### PROBLEM REQUIREMENTS
Check each line of the material below, and copy it if it holds the string "image".

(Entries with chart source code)
********
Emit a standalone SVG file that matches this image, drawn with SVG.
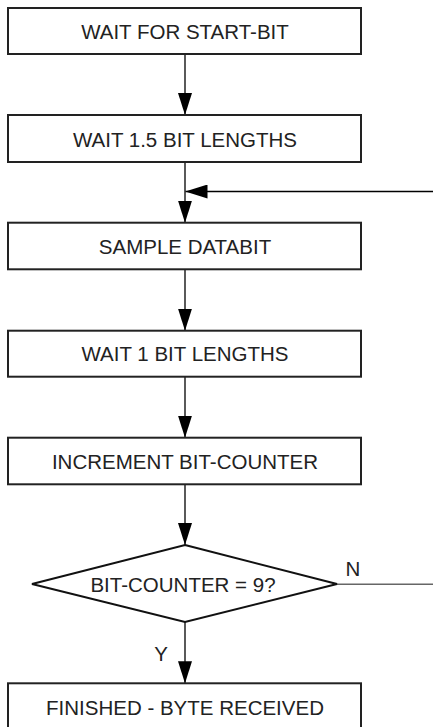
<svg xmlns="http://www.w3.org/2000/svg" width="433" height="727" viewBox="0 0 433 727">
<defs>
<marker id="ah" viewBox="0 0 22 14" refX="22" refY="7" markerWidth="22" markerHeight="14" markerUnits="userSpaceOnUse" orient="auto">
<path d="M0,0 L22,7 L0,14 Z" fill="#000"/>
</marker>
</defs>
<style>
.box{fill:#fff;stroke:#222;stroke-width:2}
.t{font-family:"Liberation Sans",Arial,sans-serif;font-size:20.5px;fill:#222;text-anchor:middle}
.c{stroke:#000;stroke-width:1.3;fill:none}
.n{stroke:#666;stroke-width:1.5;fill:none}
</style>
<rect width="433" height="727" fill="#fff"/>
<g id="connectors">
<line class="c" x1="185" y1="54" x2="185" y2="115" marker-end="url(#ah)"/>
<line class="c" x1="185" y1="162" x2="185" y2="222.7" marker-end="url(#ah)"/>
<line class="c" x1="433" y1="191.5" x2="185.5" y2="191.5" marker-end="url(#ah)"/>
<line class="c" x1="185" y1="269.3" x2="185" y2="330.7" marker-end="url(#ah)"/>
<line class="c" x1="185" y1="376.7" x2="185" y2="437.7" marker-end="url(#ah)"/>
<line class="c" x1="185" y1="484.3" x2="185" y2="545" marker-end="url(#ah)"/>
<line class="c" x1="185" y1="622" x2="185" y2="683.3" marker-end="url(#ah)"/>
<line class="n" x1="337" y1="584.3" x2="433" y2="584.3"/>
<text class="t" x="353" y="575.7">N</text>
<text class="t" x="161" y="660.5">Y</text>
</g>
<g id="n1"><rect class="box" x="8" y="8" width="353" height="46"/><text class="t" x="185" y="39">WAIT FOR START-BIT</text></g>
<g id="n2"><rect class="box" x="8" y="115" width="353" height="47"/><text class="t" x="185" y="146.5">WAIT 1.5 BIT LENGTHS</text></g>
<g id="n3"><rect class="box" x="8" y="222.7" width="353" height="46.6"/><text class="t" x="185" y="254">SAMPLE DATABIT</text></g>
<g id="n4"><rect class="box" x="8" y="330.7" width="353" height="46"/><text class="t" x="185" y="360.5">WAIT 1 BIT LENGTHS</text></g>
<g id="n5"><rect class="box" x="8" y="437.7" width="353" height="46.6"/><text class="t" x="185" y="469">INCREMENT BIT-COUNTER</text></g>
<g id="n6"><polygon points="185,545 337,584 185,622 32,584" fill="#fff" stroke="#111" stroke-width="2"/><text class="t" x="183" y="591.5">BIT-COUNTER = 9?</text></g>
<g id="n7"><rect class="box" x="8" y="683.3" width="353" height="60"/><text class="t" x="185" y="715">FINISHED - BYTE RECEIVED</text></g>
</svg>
********
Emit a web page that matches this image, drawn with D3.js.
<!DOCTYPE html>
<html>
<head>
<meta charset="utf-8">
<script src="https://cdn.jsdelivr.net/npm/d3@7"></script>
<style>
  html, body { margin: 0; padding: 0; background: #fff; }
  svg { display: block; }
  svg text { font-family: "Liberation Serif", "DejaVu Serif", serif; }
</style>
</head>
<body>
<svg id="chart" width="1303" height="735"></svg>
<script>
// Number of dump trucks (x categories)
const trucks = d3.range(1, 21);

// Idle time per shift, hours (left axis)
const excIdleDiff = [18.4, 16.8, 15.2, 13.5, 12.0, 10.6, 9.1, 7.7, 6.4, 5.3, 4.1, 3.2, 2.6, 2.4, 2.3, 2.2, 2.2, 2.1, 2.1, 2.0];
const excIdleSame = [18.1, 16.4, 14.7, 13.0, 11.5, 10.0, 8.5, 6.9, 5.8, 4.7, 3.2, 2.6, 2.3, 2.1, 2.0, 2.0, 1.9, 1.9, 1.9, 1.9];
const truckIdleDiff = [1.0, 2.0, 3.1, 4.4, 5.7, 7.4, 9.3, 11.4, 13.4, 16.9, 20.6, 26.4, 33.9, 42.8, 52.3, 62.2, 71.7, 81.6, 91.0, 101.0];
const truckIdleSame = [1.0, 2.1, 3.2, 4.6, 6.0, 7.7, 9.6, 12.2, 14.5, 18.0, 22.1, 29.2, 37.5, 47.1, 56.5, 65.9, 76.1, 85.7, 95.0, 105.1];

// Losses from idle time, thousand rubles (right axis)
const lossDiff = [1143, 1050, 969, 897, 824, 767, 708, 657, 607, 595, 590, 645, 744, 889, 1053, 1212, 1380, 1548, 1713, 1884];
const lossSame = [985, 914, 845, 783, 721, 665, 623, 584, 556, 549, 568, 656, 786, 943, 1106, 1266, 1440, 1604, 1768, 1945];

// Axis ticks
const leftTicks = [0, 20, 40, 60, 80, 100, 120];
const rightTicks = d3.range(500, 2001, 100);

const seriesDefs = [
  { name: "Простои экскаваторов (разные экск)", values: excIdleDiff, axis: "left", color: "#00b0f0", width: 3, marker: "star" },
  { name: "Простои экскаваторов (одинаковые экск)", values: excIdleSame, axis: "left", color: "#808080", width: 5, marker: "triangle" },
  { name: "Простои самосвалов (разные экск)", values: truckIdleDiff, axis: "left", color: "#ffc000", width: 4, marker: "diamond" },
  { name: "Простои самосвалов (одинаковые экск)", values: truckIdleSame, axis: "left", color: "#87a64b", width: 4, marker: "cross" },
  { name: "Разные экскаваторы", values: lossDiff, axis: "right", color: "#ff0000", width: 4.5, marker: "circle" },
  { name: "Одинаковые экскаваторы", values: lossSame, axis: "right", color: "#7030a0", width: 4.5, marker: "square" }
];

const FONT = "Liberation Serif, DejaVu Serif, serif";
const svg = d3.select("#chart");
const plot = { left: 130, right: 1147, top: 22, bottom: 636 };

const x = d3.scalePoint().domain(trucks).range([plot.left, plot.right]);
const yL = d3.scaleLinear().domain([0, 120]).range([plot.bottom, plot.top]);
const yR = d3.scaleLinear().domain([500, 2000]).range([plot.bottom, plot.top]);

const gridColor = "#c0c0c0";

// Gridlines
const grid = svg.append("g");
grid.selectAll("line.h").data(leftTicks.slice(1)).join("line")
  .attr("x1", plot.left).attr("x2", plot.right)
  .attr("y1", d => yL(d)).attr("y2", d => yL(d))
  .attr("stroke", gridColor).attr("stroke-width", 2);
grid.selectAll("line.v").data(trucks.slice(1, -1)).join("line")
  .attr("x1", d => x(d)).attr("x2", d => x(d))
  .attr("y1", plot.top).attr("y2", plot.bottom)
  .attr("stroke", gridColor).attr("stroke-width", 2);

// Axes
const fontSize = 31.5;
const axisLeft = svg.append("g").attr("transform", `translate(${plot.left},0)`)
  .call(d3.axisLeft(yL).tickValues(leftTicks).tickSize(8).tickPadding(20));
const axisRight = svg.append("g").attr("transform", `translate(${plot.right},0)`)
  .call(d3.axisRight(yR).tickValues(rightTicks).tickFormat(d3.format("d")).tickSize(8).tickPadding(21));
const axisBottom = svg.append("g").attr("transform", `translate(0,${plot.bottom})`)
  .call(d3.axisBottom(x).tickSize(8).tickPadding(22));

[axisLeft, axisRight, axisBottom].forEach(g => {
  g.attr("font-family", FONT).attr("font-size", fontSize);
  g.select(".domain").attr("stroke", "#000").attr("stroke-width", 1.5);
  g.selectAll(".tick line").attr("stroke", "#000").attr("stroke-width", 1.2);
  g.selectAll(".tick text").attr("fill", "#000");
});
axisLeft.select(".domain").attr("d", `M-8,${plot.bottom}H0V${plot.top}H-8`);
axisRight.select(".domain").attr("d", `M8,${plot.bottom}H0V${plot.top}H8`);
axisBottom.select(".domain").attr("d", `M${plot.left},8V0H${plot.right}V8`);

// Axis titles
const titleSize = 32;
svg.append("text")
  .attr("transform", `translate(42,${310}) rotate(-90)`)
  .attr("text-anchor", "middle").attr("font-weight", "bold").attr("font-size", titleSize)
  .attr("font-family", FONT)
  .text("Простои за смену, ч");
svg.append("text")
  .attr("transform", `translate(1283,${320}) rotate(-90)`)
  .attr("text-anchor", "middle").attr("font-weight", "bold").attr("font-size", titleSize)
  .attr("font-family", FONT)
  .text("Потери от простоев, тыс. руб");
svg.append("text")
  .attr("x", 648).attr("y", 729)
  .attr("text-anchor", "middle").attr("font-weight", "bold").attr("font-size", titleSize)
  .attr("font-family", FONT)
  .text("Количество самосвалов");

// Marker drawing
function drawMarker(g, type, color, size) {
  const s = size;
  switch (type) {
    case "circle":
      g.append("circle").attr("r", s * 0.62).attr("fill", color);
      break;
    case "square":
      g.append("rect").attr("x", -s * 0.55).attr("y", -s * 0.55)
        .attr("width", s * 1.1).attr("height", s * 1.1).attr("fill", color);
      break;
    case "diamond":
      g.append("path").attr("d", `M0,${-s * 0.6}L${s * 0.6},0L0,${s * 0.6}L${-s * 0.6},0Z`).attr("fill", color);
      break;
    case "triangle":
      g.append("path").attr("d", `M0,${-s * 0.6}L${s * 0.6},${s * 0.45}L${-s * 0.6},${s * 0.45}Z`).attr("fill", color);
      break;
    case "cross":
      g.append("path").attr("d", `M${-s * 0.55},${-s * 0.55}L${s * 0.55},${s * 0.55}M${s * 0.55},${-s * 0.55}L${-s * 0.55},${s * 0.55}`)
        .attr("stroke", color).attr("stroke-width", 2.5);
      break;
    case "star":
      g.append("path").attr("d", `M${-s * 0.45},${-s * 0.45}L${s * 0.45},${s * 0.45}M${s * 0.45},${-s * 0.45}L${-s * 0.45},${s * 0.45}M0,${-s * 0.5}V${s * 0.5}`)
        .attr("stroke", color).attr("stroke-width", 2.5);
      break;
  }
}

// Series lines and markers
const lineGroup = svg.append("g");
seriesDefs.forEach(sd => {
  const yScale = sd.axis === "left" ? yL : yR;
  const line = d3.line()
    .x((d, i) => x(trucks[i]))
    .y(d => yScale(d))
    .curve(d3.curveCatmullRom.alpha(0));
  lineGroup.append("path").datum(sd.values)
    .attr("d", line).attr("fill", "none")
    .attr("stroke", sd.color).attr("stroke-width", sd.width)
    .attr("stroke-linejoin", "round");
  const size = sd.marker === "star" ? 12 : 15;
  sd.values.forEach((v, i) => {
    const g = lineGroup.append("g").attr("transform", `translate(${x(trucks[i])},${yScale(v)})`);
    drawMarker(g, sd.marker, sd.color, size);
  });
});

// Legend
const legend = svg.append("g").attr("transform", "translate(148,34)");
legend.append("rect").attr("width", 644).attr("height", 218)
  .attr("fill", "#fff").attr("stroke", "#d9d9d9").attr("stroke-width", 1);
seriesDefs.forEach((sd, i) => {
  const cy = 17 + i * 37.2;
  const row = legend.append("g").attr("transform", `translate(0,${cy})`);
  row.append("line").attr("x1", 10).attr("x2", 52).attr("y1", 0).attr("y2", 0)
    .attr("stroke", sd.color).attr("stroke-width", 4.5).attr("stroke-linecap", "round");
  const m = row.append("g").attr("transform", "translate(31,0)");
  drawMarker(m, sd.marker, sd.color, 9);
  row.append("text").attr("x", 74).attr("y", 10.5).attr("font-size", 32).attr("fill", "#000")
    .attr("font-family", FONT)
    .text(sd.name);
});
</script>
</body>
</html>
********
### THE RESPONSE
Emit a standalone SVG file that matches this image, drawn with SVG.
Emit a web page that matches this image, drawn with D3.js.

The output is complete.